Il pourrait bien s’agir d’un séisme politique, comme l’histoire de la social-démocratie et de la gauche gouvernante s’en paie parfois.

Recomposition politique

Elle peut disposer Fabius comme leader d’une gauche gouvernante recomposée. De ce fait, l’initiative de Fabius coupe l’herbe sous le pied de toutes les tentatives de développement d’une possible fédération des non de gauche, autour du PC ou de morceaux du PC, de la LCR et des courants minoritaires du PS, et quelques Verts et autres alternatifs. En effet, cette perspective d’une recomposition politique autour d’un non de gauche perd de fait de sa pertinence avec l’entrée en lice du courant Fabius. Les courants minoritaires du PS ont passé un pacte avec Fabius pour prendre la direction actuelle du PS sous plusieurs feux. Ces courants ne sont donc pas disponibles pour une opération extérieure au PS.
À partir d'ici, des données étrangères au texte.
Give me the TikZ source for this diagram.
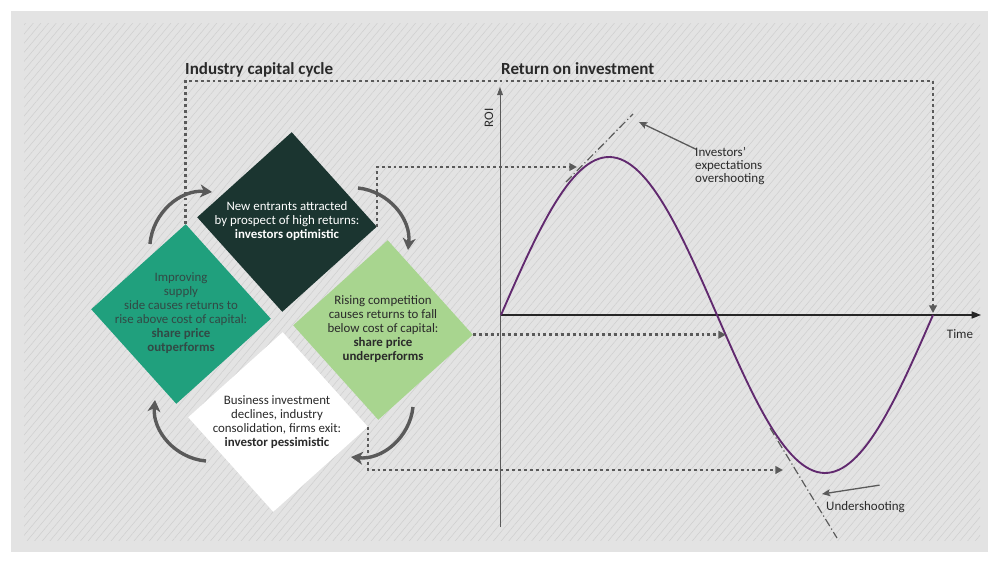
\documentclass[tikz,border=0pt]{standalone}
\usepackage{fontspec}
\setmainfont{Carlito}
\usetikzlibrary{arrows.meta, positioning, shapes.geometric, patterns.meta}
\definecolor{panel}{HTML}{E3E3E3}
\definecolor{hatch}{HTML}{CFCFCF}
\definecolor{optimgreen}{HTML}{1B3530}
\definecolor{outgreen}{HTML}{20A07D}
\definecolor{undergreen}{HTML}{A8D58F}
\definecolor{roipurple}{HTML}{61296F}
\definecolor{linkgray}{HTML}{5A5A5A}
\definecolor{textdark}{HTML}{2A2A2A}

\begin{document}
\begin{tikzpicture}[
    x=0.03cm, y=-0.03cm,
    phase/.style={diamond, aspect=1, minimum size=5.4cm, inner sep=0pt, rotate=-3},
    phasetext/.style={align=center, inner sep=0pt, text=textdark,
                      font=\fontsize{11}{11.9}\selectfont},
    title/.style={anchor=base west, inner sep=0pt, text=textdark,
                  font=\fontsize{14.5}{16}\selectfont\bfseries},
    note/.style={inner sep=0pt, text=textdark, font=\fontsize{11.1}{11.2}\selectfont},
    cyclearr/.style={-{Stealth[length=10pt, width=11pt, inset=3pt]}, line width=2.9pt,
                     linkgray, bend left=45},
    dotlink/.style={-{Triangle[length=6.5pt, width=6.5pt]}, draw=linkgray, line width=2.1pt,
                    dash pattern=on 2.4pt off 2.6pt},
    notearr/.style={-{Stealth[length=7pt, width=6pt, inset=1.5pt]}, draw=linkgray, line width=1.1pt},
    tangent/.style={draw=linkgray, line width=1pt, dash pattern=on 7pt off 2.5pt on 1pt off 2.5pt},
  ]
  % background panel
  \useasboundingbox (0,0) rectangle (1000,564);
  \fill[white] (0,0) rectangle (1000,564);
  \fill[panel] (11,11) rectangle (988,552);
  \fill[pattern={Lines[angle=50, distance=5pt, line width=0.45pt]}, pattern color=hatch]
    (24,24) rectangle (980,540);

  % titles
  \node[title] (cyclettl) at (185,75) {Industry capital cycle};
  \node[title] (roittl) at (501,75) {Return on investment};

  % cycle diamonds
  \node[phase, fill=optimgreen] (optim) at (287,222) {};
  \node[phase, fill=outgreen] (outperf) at (181,314) {};
  \node[phase, fill=undergreen] (underperf) at (383,330) {};
  \node[phase, fill=white] (pessim) at (278,422) {};
  \node[phasetext, text=white] (optimtxt) at (287,221)
    {New entrants attracted\\by prospect of high returns:\\\textbf{investors optimistic}};
  \node[phasetext, text=optimgreen!90] (outtxt) at (181,313)
    {Improving\\supply\\side causes returns to\\rise above cost of capital:\\\textbf{share price}\\\textbf{outperforms}};
  \node[phasetext] (undertxt) at (383,329)
    {Rising competition\\causes returns to fall\\below cost of capital:\\\textbf{share price}\\\textbf{underperforms}};
  \node[phasetext] (pessimtxt) at (277,422)
    {Business investment\\declines, industry\\consolidation, firms exit:\\\textbf{investor pessimistic}};

  % cycle arrows
  \coordinate (arrAs) at (150,244);
  \coordinate (arrAe) at (212,192);
  \coordinate (arrBs) at (358,188);
  \coordinate (arrBe) at (408,250);
  \coordinate (arrCs) at (413,407);
  \coordinate (arrCe) at (351,457);
  \coordinate (arrDs) at (206,461);
  \coordinate (arrDe) at (155,400);
  \draw[cyclearr] (arrAs) to (arrAe);
  \draw[cyclearr] (arrBs) to (arrBe);
  \draw[cyclearr] (arrCs) to (arrCe);
  \draw[cyclearr] (arrDs) to (arrDe);

  % chart axes
  \coordinate (origin) at (501,315);
  \coordinate (ybot) at (500,527);
  \coordinate (ytop) at (500,87);
  \coordinate (xend) at (981,315);
  \draw[linkgray, line width=0.7pt, -{Triangle[length=7pt, width=5pt]}] (ybot) -- (ytop);
  \draw[black!85, line width=1.1pt, -{Triangle[length=8pt, width=6pt]}] (origin) -- (xend);
  \node[note, rotate=90] (roilbl) at (489,118) {ROI};
  \node[note] (timelbl) at (960,334) {Time};

  % return curve
  \draw[roipurple, line width=1.6pt] plot[domain=0:360, samples=120]
    ({501+1.2*\x}, {315-158*sin(\x)});

  % expectation tangents
  \coordinate (overa) at (566,182);
  \coordinate (overb) at (633,114);
  \coordinate (undera) at (770,428);
  \coordinate (underb) at (837,538);
  \draw[tangent] (overa) -- (overb);
  \draw[tangent] (undera) -- (underb);

  % annotations
  \node[note, anchor=north west, align=left] (overlbl) at (695,147)
    {Investors'\\expectations\\overshooting};
  \coordinate (overtip) at (639,122);
  \draw[notearr] ([xshift=1pt, yshift=-2pt]overlbl.north west) -- (overtip);
  \node[note, anchor=west] (underlbl) at (826,507) {Undershooting};
  \coordinate (undertip) at (822,494);
  \draw[notearr] ([shift={(14,-16)}]underlbl.north) -- (undertip);

  % dotted links from cycle to chart
  \coordinate (peakin) at (577,167);
  \coordinate (fallin) at (726,336);
  \coordinate (troughin) at (783,470);
  \coordinate (endzero) at (933,313);
  \draw[dotlink] (outperf.north) -- ++(0,-143) -| (endzero);
  \draw[dotlink] (optim.east) |- (peakin);
  \draw[dotlink] (underperf.east) -- (fallin |- underperf.east);
  \draw[dotlink] (pessim.east) |- (troughin);
\end{tikzpicture}
\end{document}
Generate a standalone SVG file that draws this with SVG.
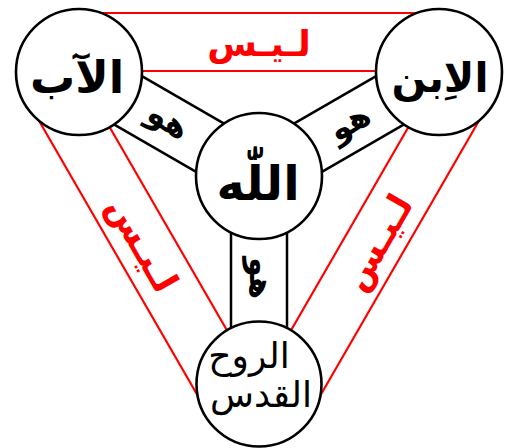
<svg xmlns="http://www.w3.org/2000/svg" width="511" height="448" viewBox="0 0 511 448">
<style>
.red{stroke:#ff0000;stroke-width:2.2;fill:none}
.blk{stroke:#000;stroke-width:2.5;fill:none}
.node{fill:#fff;stroke:#000;stroke-width:2.6}
.t{font-family:"DejaVu Sans",sans-serif;text-anchor:middle;fill:#000}
.b{font-weight:bold}
.rt{font-family:"DejaVu Sans",sans-serif;text-anchor:middle;fill:#ff0000;font-weight:bold;font-size:36px}
.ht{font-family:"DejaVu Sans",sans-serif;text-anchor:middle;fill:#000;font-weight:bold;font-size:32px}
</style>
<g id="connectors">
<line class="red" x1="79" y1="13" x2="439" y2="13"/>
<line class="red" x1="79" y1="71" x2="439" y2="71"/>
<line class="red" x1="27.9" y1="101.5" x2="207.9" y2="413.3"/>
<line class="red" x1="78.1" y1="72.5" x2="258.1" y2="384.3"/>
<line class="red" x1="490.1" y1="101.5" x2="310.1" y2="413.3"/>
<line class="red" x1="439.9" y1="72.5" x2="259.9" y2="384.3"/>
<line class="blk" x1="65" y1="96.2" x2="245" y2="200.2"/>
<line class="blk" x1="93" y1="47.8" x2="273" y2="151.8"/>
<line class="blk" x1="425" y1="47.8" x2="245" y2="151.8"/>
<line class="blk" x1="453" y1="96.2" x2="273" y2="200.2"/>
<line class="blk" x1="231" y1="176" x2="231" y2="384"/>
<line class="blk" x1="287" y1="176" x2="287" y2="384"/>
<text class="rt" x="259" y="56">لـيـس</text>
<text class="rt" transform="translate(143,244) rotate(60)" x="0" y="13">لـيـس</text>
<text class="rt" transform="translate(377,242) rotate(-60)" x="0" y="13">لـيـس</text>
<text class="ht" transform="translate(167,123) rotate(30)" x="0" y="8">هو</text>
<text class="ht" transform="translate(351,125) rotate(-30)" x="0" y="8">هو</text>
<text class="ht" transform="translate(258,278) rotate(90)" x="0" y="8">هو</text>
</g>
<g id="father">
<circle class="node" cx="79" cy="72" r="63"/>
<text class="t b" x="77" y="93" font-size="45">الآب</text>
</g>
<g id="son">
<circle class="node" cx="439" cy="72" r="63"/>
<text class="t b" x="440" y="92" font-size="41">الاِبن</text>
</g>
<g id="god">
<circle class="node" cx="259" cy="176" r="63"/>
<text class="t b" x="258" y="200" font-size="48">اللّٰه</text>
</g>
<g id="spirit">
<circle class="node" cx="259" cy="384" r="62.5"/>
<text class="t" x="249" y="368" font-size="36">الروح</text>
<text class="t" x="261" y="407" font-size="36">القدس</text>
</g>
</svg>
Le PC va jouer la petite musique du leadership sur le mouvement social en tenant à distance une LCR affaiblie.

L’appel de la Fondation Copernic - qui devrait rassembler LCR et PCF - est une merde sociale-démocrate, basée sur l’idée qu’il faut une « autre Europe » pour faire contrepoids aux États-Unis...

Lutte ouvrière (LO) sera comme d’habitude très ennuyée pour prendre position puisque, cette fois-ci, on ne peut pas voter pour LO. Alors ce sera l’abstention ou peut-être un vote négatif mais sans grand enthousiasme.

Libertaires, une carte à jouer

Enfin que vont faire les libertaires ?

Il serait bien que les organisations qui se réclament du courant libertaire fassent la différence entre une élection, qui vise à assurer une représentation aux partis qui aspirent à gérer les institutions, et un référendum.

Cela dit, ce ne sont pas seulement les libertaires de France qui sont interpellé(e)s mais avec elles/eux tou(te)s les libertaires des pays de l’Union européenne. L’enjeu d’une campagne internationaliste n’étant pas qu’elle se limite à une déclaration d’intention au bas d’un tract ou d’une affiche, mais qu’elle soit portée dans un maximum de pays par des organisations de notre courant.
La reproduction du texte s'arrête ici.